-- BEGIN Information given --

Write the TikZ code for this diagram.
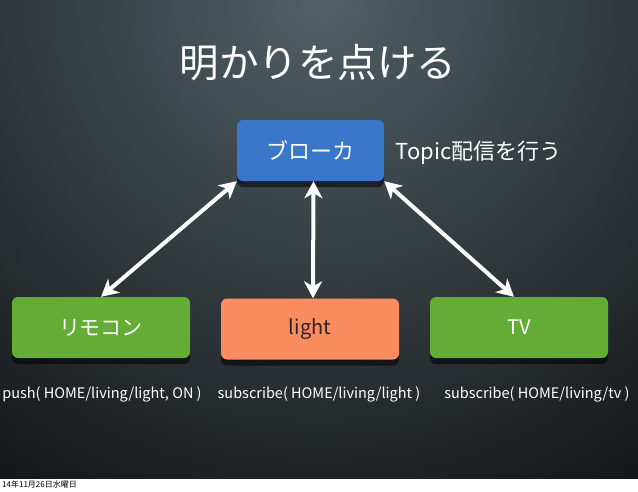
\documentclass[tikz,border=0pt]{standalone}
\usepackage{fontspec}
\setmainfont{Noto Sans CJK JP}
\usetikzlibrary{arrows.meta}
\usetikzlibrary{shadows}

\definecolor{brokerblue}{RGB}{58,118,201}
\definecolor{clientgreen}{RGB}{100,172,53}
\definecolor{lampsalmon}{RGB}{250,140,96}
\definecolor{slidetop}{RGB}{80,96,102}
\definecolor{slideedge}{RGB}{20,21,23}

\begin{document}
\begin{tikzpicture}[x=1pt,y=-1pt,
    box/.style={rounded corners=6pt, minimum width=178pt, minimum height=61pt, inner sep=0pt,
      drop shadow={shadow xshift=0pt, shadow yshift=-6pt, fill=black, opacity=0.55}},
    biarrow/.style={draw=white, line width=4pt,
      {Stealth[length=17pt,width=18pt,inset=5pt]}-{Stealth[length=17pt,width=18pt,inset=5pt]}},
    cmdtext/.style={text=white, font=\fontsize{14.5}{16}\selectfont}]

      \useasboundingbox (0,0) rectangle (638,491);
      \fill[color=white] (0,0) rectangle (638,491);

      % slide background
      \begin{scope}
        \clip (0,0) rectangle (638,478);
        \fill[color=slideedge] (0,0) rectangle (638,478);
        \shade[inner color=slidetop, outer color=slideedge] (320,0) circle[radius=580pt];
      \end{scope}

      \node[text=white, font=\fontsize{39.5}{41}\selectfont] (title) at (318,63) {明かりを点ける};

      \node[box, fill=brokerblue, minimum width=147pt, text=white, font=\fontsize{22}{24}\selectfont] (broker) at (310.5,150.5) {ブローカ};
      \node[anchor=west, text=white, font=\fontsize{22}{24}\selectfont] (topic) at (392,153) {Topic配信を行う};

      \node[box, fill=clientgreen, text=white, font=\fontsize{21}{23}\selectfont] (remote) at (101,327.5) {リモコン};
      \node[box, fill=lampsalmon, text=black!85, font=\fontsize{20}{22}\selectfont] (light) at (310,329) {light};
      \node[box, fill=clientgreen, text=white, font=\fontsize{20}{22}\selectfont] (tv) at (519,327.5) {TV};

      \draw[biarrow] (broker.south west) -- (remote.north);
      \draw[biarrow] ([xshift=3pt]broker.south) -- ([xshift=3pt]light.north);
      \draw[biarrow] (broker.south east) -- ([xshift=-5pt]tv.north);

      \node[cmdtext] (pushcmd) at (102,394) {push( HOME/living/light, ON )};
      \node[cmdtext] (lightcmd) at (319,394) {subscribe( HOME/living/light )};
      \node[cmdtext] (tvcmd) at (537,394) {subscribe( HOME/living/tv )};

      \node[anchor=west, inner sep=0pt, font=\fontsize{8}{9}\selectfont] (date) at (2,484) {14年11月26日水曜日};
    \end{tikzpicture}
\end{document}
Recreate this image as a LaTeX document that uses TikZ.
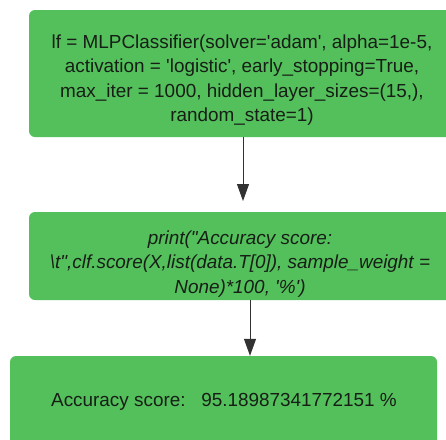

-- END Information given --
-- BEGIN Information given --

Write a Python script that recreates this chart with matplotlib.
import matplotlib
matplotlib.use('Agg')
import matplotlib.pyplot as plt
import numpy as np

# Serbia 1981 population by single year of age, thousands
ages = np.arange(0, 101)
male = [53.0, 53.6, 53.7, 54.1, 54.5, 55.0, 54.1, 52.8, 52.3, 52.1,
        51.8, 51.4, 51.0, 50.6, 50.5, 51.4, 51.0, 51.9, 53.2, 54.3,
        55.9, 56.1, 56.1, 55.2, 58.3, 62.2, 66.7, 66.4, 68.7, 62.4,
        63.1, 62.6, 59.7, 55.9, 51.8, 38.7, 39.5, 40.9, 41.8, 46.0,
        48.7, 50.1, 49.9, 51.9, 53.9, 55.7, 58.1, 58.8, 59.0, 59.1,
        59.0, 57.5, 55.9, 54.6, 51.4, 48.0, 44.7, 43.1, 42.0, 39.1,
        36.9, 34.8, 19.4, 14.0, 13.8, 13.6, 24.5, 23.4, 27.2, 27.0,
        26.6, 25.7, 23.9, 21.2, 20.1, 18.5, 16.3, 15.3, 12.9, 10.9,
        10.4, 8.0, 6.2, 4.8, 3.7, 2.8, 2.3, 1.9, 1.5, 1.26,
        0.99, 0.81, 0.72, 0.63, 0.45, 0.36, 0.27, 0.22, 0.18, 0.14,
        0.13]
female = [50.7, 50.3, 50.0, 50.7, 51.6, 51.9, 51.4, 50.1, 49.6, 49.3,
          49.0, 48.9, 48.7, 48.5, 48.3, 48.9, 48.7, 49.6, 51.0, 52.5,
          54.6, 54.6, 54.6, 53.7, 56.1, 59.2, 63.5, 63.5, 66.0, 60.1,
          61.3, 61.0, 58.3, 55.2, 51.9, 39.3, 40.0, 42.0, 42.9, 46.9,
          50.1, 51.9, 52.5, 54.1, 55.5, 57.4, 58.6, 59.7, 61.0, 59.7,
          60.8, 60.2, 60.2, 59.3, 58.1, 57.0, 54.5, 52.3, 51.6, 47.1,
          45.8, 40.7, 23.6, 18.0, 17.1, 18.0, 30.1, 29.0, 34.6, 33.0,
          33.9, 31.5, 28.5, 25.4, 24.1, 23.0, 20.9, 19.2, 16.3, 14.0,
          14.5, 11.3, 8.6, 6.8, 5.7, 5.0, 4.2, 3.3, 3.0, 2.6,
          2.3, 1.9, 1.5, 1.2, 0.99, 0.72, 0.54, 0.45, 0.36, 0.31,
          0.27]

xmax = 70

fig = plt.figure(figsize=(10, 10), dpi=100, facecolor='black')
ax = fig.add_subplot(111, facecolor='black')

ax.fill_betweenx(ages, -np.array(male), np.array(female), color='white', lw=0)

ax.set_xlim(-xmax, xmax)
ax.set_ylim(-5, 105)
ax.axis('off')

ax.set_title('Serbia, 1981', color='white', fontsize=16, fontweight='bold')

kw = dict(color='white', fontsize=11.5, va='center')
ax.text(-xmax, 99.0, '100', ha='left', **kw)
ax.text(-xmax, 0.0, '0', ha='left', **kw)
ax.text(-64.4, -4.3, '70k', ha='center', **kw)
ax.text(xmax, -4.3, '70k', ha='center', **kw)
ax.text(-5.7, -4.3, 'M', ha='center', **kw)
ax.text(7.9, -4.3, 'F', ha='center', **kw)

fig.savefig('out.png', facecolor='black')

-- END Information given --

> [Task statement] Only the lines starting at the line with "Write the TikZ code for this diagram." and ending at the line with "(title) at (318,63)" should be printed again, exactly and with both ends kept; omit the pictures.

> [Right answer]
Write the TikZ code for this diagram.
\documentclass[tikz,border=0pt]{standalone}
\usepackage{fontspec}
\setmainfont{Noto Sans CJK JP}
\usetikzlibrary{arrows.meta}
\usetikzlibrary{shadows}

\definecolor{brokerblue}{RGB}{58,118,201}
\definecolor{clientgreen}{RGB}{100,172,53}
\definecolor{lampsalmon}{RGB}{250,140,96}
\definecolor{slidetop}{RGB}{80,96,102}
\definecolor{slideedge}{RGB}{20,21,23}

\begin{document}
\begin{tikzpicture}[x=1pt,y=-1pt,
    box/.style={rounded corners=6pt, minimum width=178pt, minimum height=61pt, inner sep=0pt,
      drop shadow={shadow xshift=0pt, shadow yshift=-6pt, fill=black, opacity=0.55}},
    biarrow/.style={draw=white, line width=4pt,
      {Stealth[length=17pt,width=18pt,inset=5pt]}-{Stealth[length=17pt,width=18pt,inset=5pt]}},
    cmdtext/.style={text=white, font=\fontsize{14.5}{16}\selectfont}]

      \useasboundingbox (0,0) rectangle (638,491);
      \fill[color=white] (0,0) rectangle (638,491);

      % slide background
      \begin{scope}
        \clip (0,0) rectangle (638,478);
        \fill[color=slideedge] (0,0) rectangle (638,478);
        \shade[inner color=slidetop, outer color=slideedge] (320,0) circle[radius=580pt];
      \end{scope}

      \node[text=white, font=\fontsize{39.5}{41}\selectfont] (title) at (318,63) {明かりを点ける};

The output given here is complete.